Taking stock of his experiences, he writes a letter to his wife, Katherine, and reveals to her that he had always allowed dreams to melt into reality, but now realities threaten to melt to only dreams. And yet, uppermost in Drake’s consciousness is his duty as a piano tuner. However, he does not get to do it until we cross the three quarter mark of the novel.

Even after his meeting with the eccentric Dr Carroll, whom he finds strangely admirable, the aim of his mission is still momentarily set aside – instead a hunt for botanical information in the wild is scheduled. When, at last, Drake is brought to the piano, it seems to be a meeting of lovers – the tuner, previously separated from the piano, now finds a deep sweetness in “meeting” the object of his contemplation.

“The room was dark. The doctor walked across the floor to the windows and opened them. Outside, the view spilled out over the camp, to the Salween drifting past, dark and brown. The piano was covered by a blanket made of the same material he had seen on many of the women, decorated with thin multicoloured lines. The doctor removed it with a flourish. ‘Here it is, Mr. Drake.’ The Erard stood half in the light of the window, the smooth surface of its case almost liquid against the rough backdrop of the room.”

When he begins his task of tuning the piano, it is with the utmost care and attention of a master of his craft, and Mason’s knowledge of the subject draws us deeper into Drake’s inner world. Drake’s precision in his work is extremely engaging, and his devotion to the beauty and historic significance of the rare piano achieves a poetic luminosity that is surprising.

Here is a man whose life and livelihood in his native London wouldn’t have mattered much to anybody else, but thousands of miles from home, in the middle of a wild jungle, he performs his duty with the utmost care. It is as if his whole life has been lived thus far to arrive finally at this point.

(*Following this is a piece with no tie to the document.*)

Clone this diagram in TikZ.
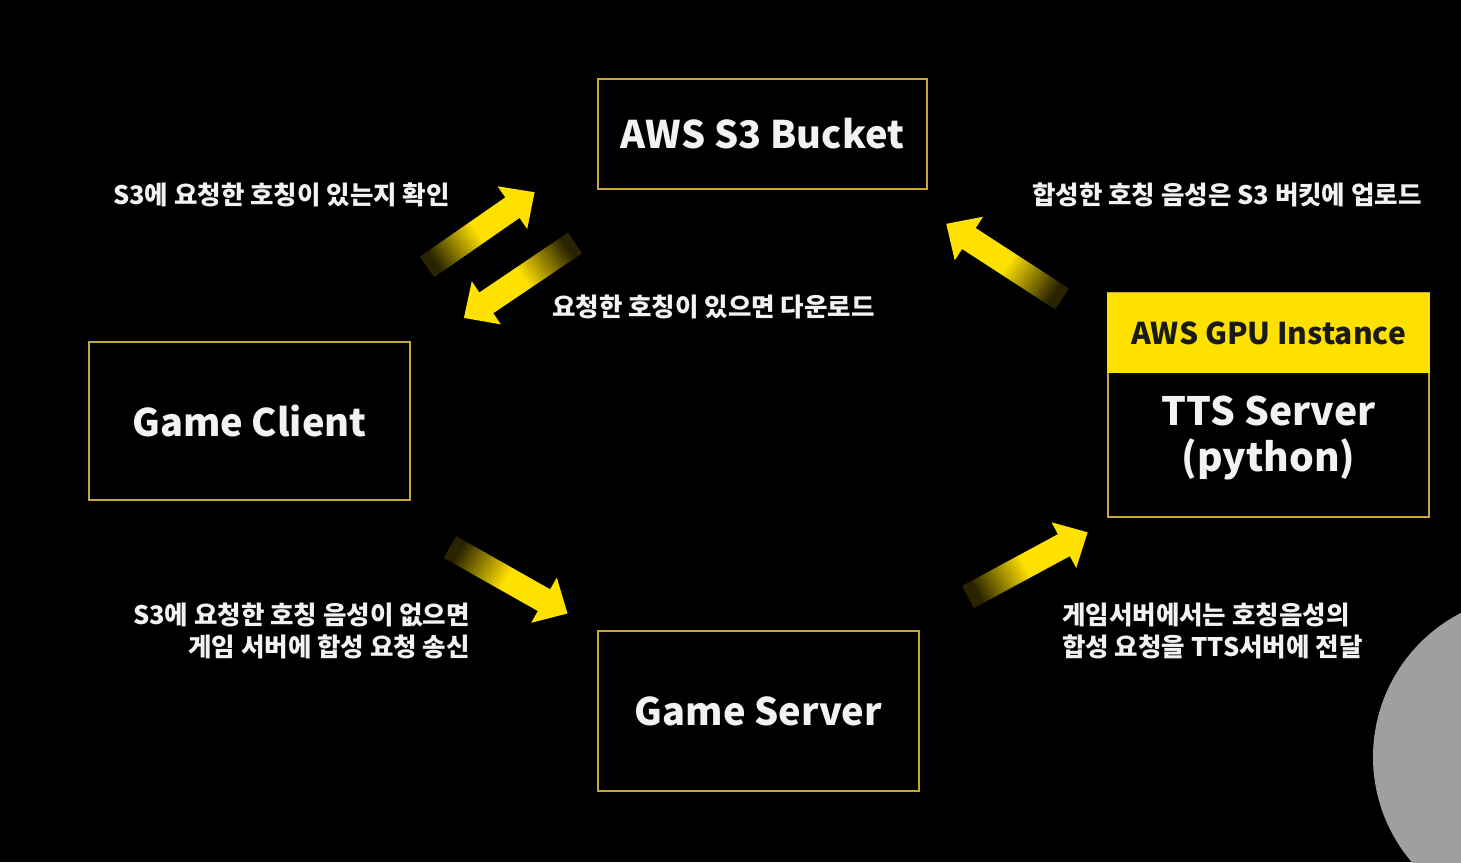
\documentclass[tikz,border=0pt]{standalone}
\usepackage{fontspec}
\setmainfont{Noto Sans CJK KR}
\definecolor{ayellow}{HTML}{FFE100}
\definecolor{agold}{HTML}{C9A63A}
\definecolor{atext}{HTML}{F2F2F2}
\definecolor{adark}{HTML}{1A1A1A}
\definecolor{atail}{HTML}{2A2300}
\pgfdeclareverticalshading{arrowshade}{100bp}{color(0bp)=(atail); color(25bp)=(atail); color(50bp)=(ayellow); color(75bp)=(ayellow); color(100bp)=(ayellow)}
\newcommand\fatarrow[3]{%
  \begin{scope}[shift={(#1)}, rotate=#2]
    \shade[shading=arrowshade, shading angle=#2-90]
      (0,-12.5) -- ({#3-27},-12.5) -- ({#3-27},-26) -- (#3,0) -- ({#3-27},26) -- ({#3-27},12.5) -- (0,12.5) -- cycle;
  \end{scope}}
\tikzset{
  box/.style={draw=agold, line width=2.6pt, fill=black, text=atext, font=\bfseries\fontsize{38}{44}\selectfont, align=center, inner sep=0pt},
  lbl/.style={text=atext, font=\bfseries\fontsize{25.5}{32}\selectfont, inner sep=0pt}
}
\begin{document}
\begin{tikzpicture}[x=1pt,y=1pt]
\fill[black] (0,0) rectangle (1461,862);
\useasboundingbox (0,0) rectangle (1461,862);
% webcam circle
\fill[gray!75] (1535,105) circle (162);
% boxes
\node[box, minimum width=329pt, minimum height=110pt] (s3) at (762.5,728) {AWS S3 Bucket};
\node[box, minimum width=321pt, minimum height=158pt] (client) at (249.5,441) {Game Client};
\node[box, minimum width=321pt, minimum height=160pt] (server) at (758.5,151) {Game Server};
\node[box, minimum width=321pt, minimum height=224pt] (tts) at (1268.5,457) {};
\node[fill=ayellow, minimum width=323.6pt, minimum height=80pt, inner sep=0pt, text=adark, font=\bfseries\fontsize{30}{34}\selectfont] (gpu) at (1268.5,529) {AWS GPU Instance};
\node[text=atext, font=\bfseries\fontsize{39}{46}\selectfont, align=center, inner sep=0pt] (ttstext) at (1268.5,424) {TTS Server\\(python)};
% labels
\node[lbl, anchor=east] (l1) at (450,667) {S3에 요청한 호칭이 있는지 확인};
\node[lbl, anchor=west] (l2) at (552,555) {요청한 호칭이 있으면 다운로드};
\node[lbl, anchor=west] (l3) at (1032,667) {합성한 호칭 음성은 S3 버킷에 업로드};
\node[lbl, anchor=east, align=right] (l4) at (470,231) {S3에 요청한 호칭 음성이 없으면\\게임 서버에 합성 요청 송신};
\node[lbl, anchor=west, align=left] (l5) at (1062,231) {게임서버에서는 호칭음성의\\합성 요청을 TTS서버에 전달};
% arrows
\coordinate (a1) at (427,595);
\coordinate (a2) at (575,619);
\coordinate (a3) at (1062,563);
\coordinate (a4) at (450,315);
\coordinate (a5) at (968,265);
\fatarrow{a1}{34.8}{131}
\fatarrow{a2}{214}{134}
\fatarrow{a3}{147}{138}
\fatarrow{a4}{-29.5}{135}
\fatarrow{a5}{28.4}{136}
\end{tikzpicture}
\end{document}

And, strangely, he is asked to perform on the piano at a gathering of Shan chiefs whose co-operation is necessary to maintain peace in the region. Here the humble piano tuner is elevated to the status of an artist who has the marvellous power of transforming the warring chiefs with his music. The artist hitherto concealed all his life finds absolute creative expression in one evening. And serves a much larger, more significant purpose.

Surely this is the unique point of the novel: that an Englishman, attuned to a life of restraint can finally attain a moment of luminosity that renders him worthy and heroic. And having found this new sense of being, he finds that he no longer has any real desire to return. More inspiring is his discovery that the admirable Dr Carroll is regarded as a prince among the Shan chiefs.

His bubble is quickly burst, however. News of an impending attack on Dr Carroll’s fort in the village of Mae Lwin turn his hopes for a longer stay into ashes. What is worst, but right, is that the care and removal of the large but fragile piano to a safer place is entrusted to him. Things fall apart as the threat of real danger encroaches, and like the piano, a poetic anomaly in the tension-filled jungles of Burma, he is swept inexorably to his destiny, but gains a blazing, transient, moment of beauty.

Mason’s skill at keeping a tight rein on the denouement of the plot, combined with his sublime mastery of engaging our attention in the actual work of tuning a piano, brings about a pressure point that explodes when the reality of the political conflict finally collides with Drake’s inner reality. It is storytelling of an excellent standard.